The new proposal does not mention the exit tax does it? or any changes to that so my advise to Brockers is that the clock is always ticking.
also what i mean about the clock always ticking is that one must try to renounce before hitting the 2 million threshold. which is not hard to do in London with property prices.
Where FATCA enforcement all falls down, in my view, is that US birthplace doesn’t automatically mean US citizenship or personhood – many of us are “discovering” that our parents were Canadian diplomats. (Who knew? What a funny family secret!)
Similarly, lack of US birthplace doesn’t mean lack of US citizenship or personhood. And you could even renounce, proudly display your CLN, and still be a US person by virtue of overstaying as a snowbird.
In other words, (Canadian) banks’ FATCA compliance criteria aren’t worth the paper they’re printed on, so tell them what they want to hear and make your life a whole lot simpler.
@Nononymous. Amen to that. Our Canadian bank employees don’t give a damn about any of this unless the customer rubs their nose in some sort of US indicia.
I had a look at the Canadian CRS guidance, specifically self-certification and penalties associated with, shall we say, an inadvertent lack of truthfulness in one’s response.
Crickets… Nothing in the official guidance.
If you look at the self-certification forms the government has provided for FIs to use (which are only recommended, not required, and simply kept on file rather than submitted to CRA) both versions (with and without an extra line for US “tax residency”) contain only this warning in the footer:
“Failure to provide this information may result in interest payable, penalties or other actions.”

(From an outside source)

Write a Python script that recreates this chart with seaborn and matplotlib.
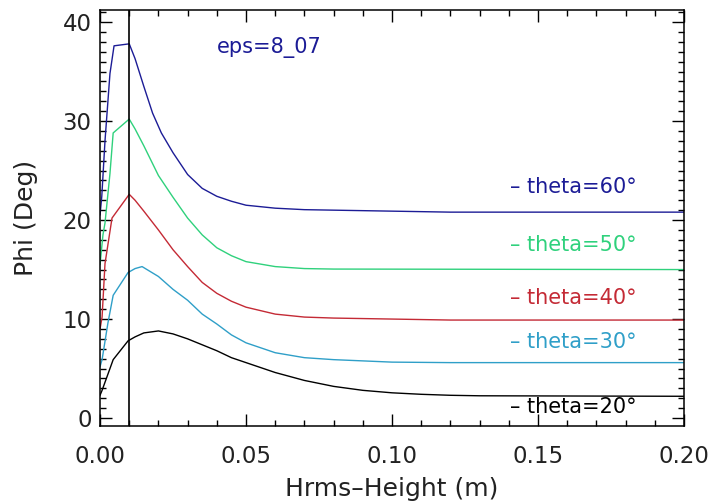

Now what’s interesting (amusing, even) is that if you’re a good Canadian taxpayer, there can’t be any penalties or interest owing to the Canadian government. Failure to declare US tax residency means you’re cheating the US, not Canada. And as we well know, Canadian citizens are protected against any US attempt to collect. So save for the undefined “other actions” there’s not a whole lot of teeth there.

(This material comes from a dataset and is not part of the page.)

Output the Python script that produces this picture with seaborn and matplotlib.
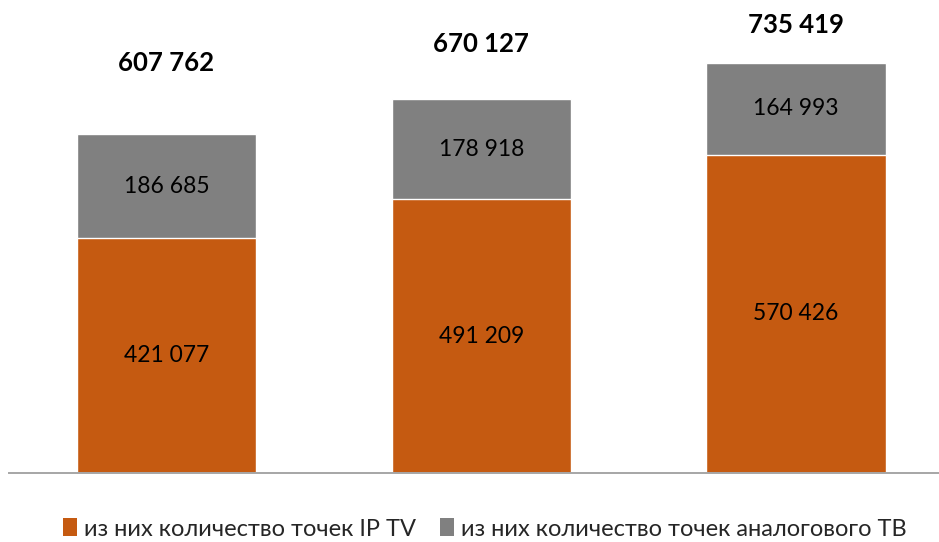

“The US doesn’t stamp passports on exit, so anyone who has a US entry stamp in their passport might be unable to prove that they’re not US tax-resident.”

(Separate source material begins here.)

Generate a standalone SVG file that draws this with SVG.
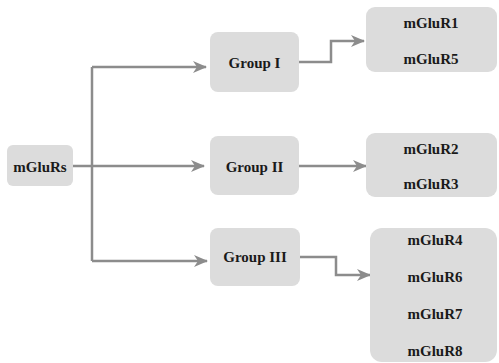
<svg xmlns="http://www.w3.org/2000/svg" width="499" height="363" viewBox="0 0 499 363">
<defs>
<style>
.box{fill:#dcdcdc;}
.t{font-family:"Liberation Serif","Times New Roman","DejaVu Serif",serif;font-weight:bold;font-size:15px;fill:#1a1a1a;text-anchor:middle;}
.c{fill:none;stroke:#8c8c8c;stroke-width:2.5;}
</style>
<marker id="ah" markerUnits="userSpaceOnUse" markerWidth="14" markerHeight="12" refX="13" refY="6" orient="auto" viewBox="0 0 14 12">
<path d="M0,0 L14,6 L0,12 L4,6 z" fill="#8c8c8c"/>
</marker>
</defs>
<rect width="499" height="363" fill="#fff"/>
<g id="connectors">
<line class="c" x1="92" y1="67" x2="92" y2="261"/>
<path class="c" d="M73,166 H204" marker-end="url(#ah)"/>
<path class="c" d="M92,67 H206" marker-end="url(#ah)"/>
<path class="c" d="M92,261 H207" marker-end="url(#ah)"/>
<path class="c" d="M299,62 H331 V41 H364" marker-end="url(#ah)"/>
<path class="c" d="M299,166 H366" marker-end="url(#ah)"/>
<path class="c" d="M300,257 H336 V275 H370" marker-end="url(#ah)"/>
</g>
<g id="mGluRs">
<rect class="box" x="7" y="145" width="66" height="41" rx="6"/>
<text class="t" x="40" y="172">mGluRs</text>
</g>
<g id="group1">
<rect class="box" x="210" y="32" width="89" height="60" rx="8"/>
<text class="t" x="254.5" y="68">Group I</text>
</g>
<g id="group2">
<rect class="box" x="210" y="136" width="89" height="59" rx="8"/>
<text class="t" x="254.5" y="172">Group II</text>
</g>
<g id="group3">
<rect class="box" x="210" y="228" width="90" height="58" rx="8"/>
<text class="t" x="255" y="262">Group III</text>
</g>
<g id="r15">
<rect class="box" x="366" y="7" width="131" height="65" rx="9"/>
<text class="t" x="431" y="28">mGluR1</text>
<text class="t" x="431" y="64">mGluR5</text>
</g>
<g id="r23">
<rect class="box" x="366" y="133" width="131" height="64" rx="9"/>
<text class="t" x="431" y="154">mGluR2</text>
<text class="t" x="431" y="189">mGluR3</text>
</g>
<g id="r4678">
<rect class="box" x="370" y="228" width="127" height="134" rx="12"/>
<text class="t" x="435" y="245">mGluR4</text>
<text class="t" x="435" y="282">mGluR6</text>
<text class="t" x="435" y="319">mGluR7</text>
<text class="t" x="435" y="356">mGluR8</text>
</g>
</svg>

‘How about the entry stamp of the nation we live in?’
Sometimes. Japan stamps my Canadian passport, but if I were living in Canada I bet Canada wouldn’t stamp my Canadian passport.
A bit of bored searching leads to this, concerning penalties in Canada.
1. From Section 162 of the Income Tax Act:
Failure to provide identification number
(6) Every person or partnership who fails to provide on request their Social Insurance Number, their business number or their U.S. federal taxpayer identifying number to a person required under this Act or a regulation to make an information return requiring the number is liable to a penalty of $100 for each such failure, unless
(a) an application for the assignment of the number is made within 15 days (or, in the case of a U.S. federal taxpayer identifying number, 90 days) after the request was received; and
(b) the number is provided to the person who requested the number within 15 days after the person or partnership received it.
It’s not clear to me in what context a US tax number is being required here – it might have nothing to do with FATCA or CRS.
Also this from an article dated September 2016:
Previously, the draft CRS legislation released by the Department of Finance in April 2016 included requirements for the collection of information identifying reportable persons, including name, address, residency, taxpayer identification number (“TIN”) and date of birth. The 2016 Legislative Proposals now supplement the earlier draft legislation by introducing a $500 penalty for the failure by a reportable person to provide their TIN when required.
I’ve seen no evidence of this specific fine in the CRS Guidance published earlier this year.
Otherwise there’s lots of stuff in the Income Tax Act about punishment for misrepresentation, omission, etc. but that all concerns Canadian taxes, and the penalty is generally a percentage of tax owed – to Canada.